梅毒患者、はや1000人超え 昨年同期上回り、過去最速ペース
病原体の「梅毒トレポネーマ」(国立感染症研究所提供)
(産経新聞)
国立感染症研究所は4日、今年の梅毒の感染者が3月26日までに1013人(速報値)となったと発表した。42年ぶりに感染者が4000人を超えた昨年同時期(796人)を上回るペースで、現行の統計方法になった平成11年以降、最も速い。厚生労働省は体の不調があったら早めに受診するよう呼びかけている。
感染研によると、感染者は東京323人、大阪147人、神奈川61人、福岡55人、愛知45人、埼玉39人、兵庫37人−など都市部に多い。鳥取、島根、徳島では感染報告がない。
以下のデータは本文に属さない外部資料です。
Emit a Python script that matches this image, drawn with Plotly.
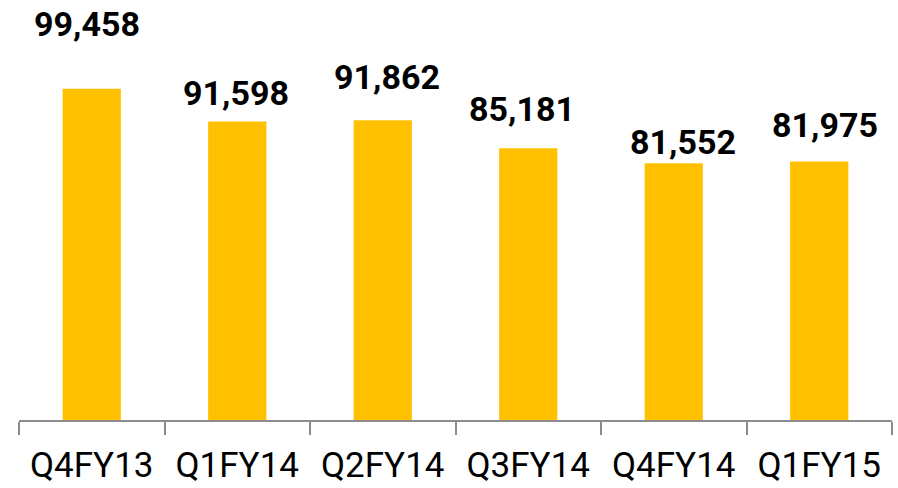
import plotly.graph_objects as go

categories = ["Q4FY13", "Q1FY14", "Q2FY14", "Q3FY14", "Q4FY14", "Q1FY15"]
values = [99458, 91598, 91862, 85181, 81552, 81975]
value_labels = ["99,458", "91,598", "91,862", "85,181", "81,552", "81,975"]

# manual label placement (pixels): gap from bar top to text baseline, horizontal offset
label_gap = [53, 16, 31, 27, 9, 25]
label_dx = [-4.5, -1, 4, -6, 9, 6]
BASELINE_OFFSET = 10

BAR_COLOR = "#FFC000"
AXIS_COLOR = "#8C8C8C"

fig = go.Figure(
    go.Bar(
        x=categories,
        y=values,
        marker=dict(color=BAR_COLOR, line=dict(width=0)),
        hoverinfo="skip",
    )
)

for c, v, t, g, dx in zip(categories, values, value_labels, label_gap, label_dx):
    fig.add_annotation(
        x=c, y=v, xref="x", yref="y",
        text=f"<b>{t}</b>",
        showarrow=False,
        yanchor="bottom", xanchor="center",
        yshift=g - BASELINE_OFFSET, xshift=dx,
        font=dict(family="Roboto", size=34, color="#000000"),
    )

fig.update_layout(
    width=898, height=488,
    margin=dict(l=19, r=6, t=3, b=68, autoexpand=False),
    paper_bgcolor="white", plot_bgcolor="white",
    bargap=0.6,
    showlegend=False,
    font=dict(family="Roboto"),
)
fig.update_xaxes(
    type="category",
    automargin=False,
    showline=True, linecolor=AXIS_COLOR, linewidth=1.5,
    ticks="outside", tickson="boundaries", ticklen=13,
    tickcolor=AXIS_COLOR, tickwidth=1.5,
    ticklabelstandoff=13,
    showgrid=False, zeroline=False,
    tickfont=dict(family="Roboto", size=35, color="#000000"),
)
fig.update_yaxes(range=[20000, 120000], visible=False, showgrid=False)

fig.write_html(
    "out.html",
    config={"displayModeBar": False},
    post_script="document.body.style.margin='0';",
)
梅毒の感染者は戦後間もない時期には年間20万人を超えたが、抗菌剤治療が普及して激減。22年は621人にまで減ったが、昨年は昭和49年以来となる4000人を超え4559人(男性3174人、女性1385人)と激増した。特に20代前半の女性での感染増加が目立つ。
■原因不明の感染拡大
急増する梅毒の感染者を減らそうと、厚生労働省は人気アニメ「セーラームーン」を起用したポスターを作成するなど啓発に力を入れる。ただ、なぜ患者が増加しているかが分かっていないため、適切な感染防止策を打ち出すのは難しい。国は研究班を立ち上げ、原因究明を進めている。
梅毒は梅毒トレポネーマという細菌が皮膚や粘膜から入り込むことで起きる感染症で、主に性行為によって感染する。感染すると皮膚や性器にしこりができ、その後、赤い発疹が出る。発熱や倦怠感などの症状が出ることもあるが、数週間で消えることもあり、患者だけでなく医師も梅毒と気づかないことがある。
しかし、治療しないと脳や心臓に重い合併症を起こすこともあるほか、周りに感染を広げる恐れもある。性感染症に詳しい日本家族計画協会の北村邦夫理事長は「梅毒を疑って検査しないと見逃してしまう。実際の感染者数はもっと多い可能性もある」と指摘する。
北村理事長は「口の中の粘膜などからも感染するため、避妊具だけでは感染を防げない」と指摘。決められた期間、薬を飲み続ける必要があり、治っても再度、感染することもある。
さらに、ここ数年の傾向として厚労省が挙げるのが若い女性への感染拡大だ。厚労省結核感染症課は「20代前半の女性が増えている。妊婦が感染すると流産や胎児に感染する恐れがあるため注意が必要だ」として、気になる症状があれば早期の受診を勧めている。